A few weeks ago I raced Ironman Boulder 70.3… A half Ironman distance triathlon race. 1.2 miles of swimming, 56 miles cycling and a 13.1 mile run = 70.3 miles in one race.
I knew what I was in for… a really long tough day, but I was determined to take it on. Mentally I was prepared as well. I’ve had my share of tough races and have even completed a full distance Ironman race in Louisville.. 140.6 miles. So I knew coming into this race would be more about what I could mentally handle instead of what my body could handle.
As the race started I was feeling pretty good. The swim felt comfortable and the bike felt great until around mile 40. This was where the day started going south quickly. GI (stomach) issues and a strong head wind that last 10 miles of the bike was a double whammy.
As I got off my bike and transitioned into my running shoes, I typically run out of the transition area. But not this time… something wasn’t right and I could feel it. I walked out of transition and saw my wife, Krissy. She looked at me and asked if I was alright… all I said was “I’m tired. See you in a few hours.”
I usually run out of the transition area smiling and yelling “Yeah this is fun!!!”.
Not so much this time.
Once I saw Krissy, I grabbed something to drink, walked a few more yards and tried to run. My stomach felt heavy and my legs felt weak. I could feel something on the back of my right leg tightening up so I walked some more. Every time I tried to run, I would go a little bit and then walk. I felt as though I just couldn’t get my legs working like they usually do. My races this past summer have been great on the run. I jump off the bike and start running with no problems. This time was different.
With the heat pounding down and everything thing on my inside feeling unsettled, I decided to call it quits at mile 7 of the run. After 25 triathlons, I figured there is a first for everything and this would be my first DNF (Did Not Finish).
I learned a lot on this day and was reminded of a lot.
Even though I was prepared mentally and am such an advocate of not quitting when your mind says please stop now, it was my body giving out this time… not my mind.
Here are a few things that went through my head.
Quitting doesn’t have to be a negative word, if done well and for the right reasons, it can have very positive outcomes.

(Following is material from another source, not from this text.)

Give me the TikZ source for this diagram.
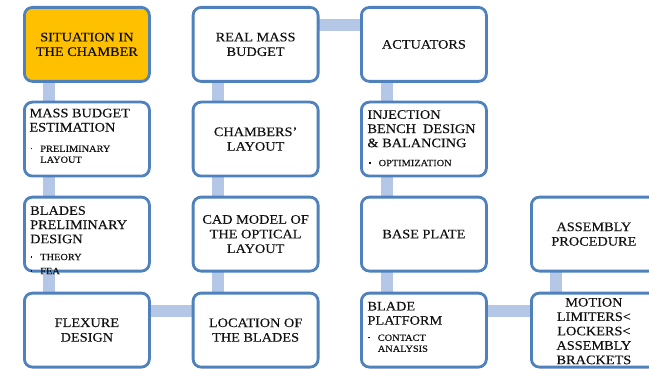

Quitting is an option when you have given it your best and exhausted every option and still come up short with where you want to be. It’s better to be able to say “I will live to race another day” than to risk injury to yourself or do something that will have serious consequences in the end.
There are situations in life where it’s time to shut things down, take a break and re-evaluate what just happened and figure out a way to do it better next time. Either way… it’s ok quit.
But it’s not ok to give up.
I thought you just said it’s ok to quit.
I did… But giving up is a whole other matter.
You see, if I gave up triathlon all together because of one bad race, that wouldn’t be right.
Or let’s put it another way.
If I quit a relationship because of a disagreement or misunderstanding… that wouldn’t be right either. There are going to be disagreements in relationships. They cause us to re-evaluate our position, take a look how to approach or do things better and keep going.
But not giving up on life. Life will serve up situations that give us the chance “to do better next time.”
I think giving up on life is too easy for some. It’s a lazy way out of solving bigger problems that prevent us for living life fully alive and in the end actually makes life harder. Harder on relationships, harder in the work place, harder to get out of bed in the morning, harder to face life.
For those of us who have gone through divorce or a difficult break up. Most times every option to save the relationship has been exhausted and somewhere in the process the decision was made to “quit”.
People who go through divorce or a very difficult break up have the opportunity to step back, re-evaluate what happened and where things went wrong and decide at some point to get back into another relationship. (of course, some people don’t want to be another relationship and that’s fine). The point being.
We don’t give up on life just because we quit something somewhere along the way. We put ourselves in a position to learn, grow and keep going no matter what happens.
I think it’s how we are made to cope with life.
So just keep this in mind when you are at a crossroads of should I quit what I’m doing or keep going…
Weigh the pros and cons of your situation.
Is this a crossroads that has the potential to injury me physically or cost me my life or someone elses?
What can I learn from this decision to do it better next time… or is it something I don’t need to do again?
Who am I hurting in the process and why?
Who benefits from this besides me and why?
How can I get through this hurdle and not give up on life?
If quitting something in your life means you could be in a more safe and healthy place, what does it do for your outlook on not giving up on life?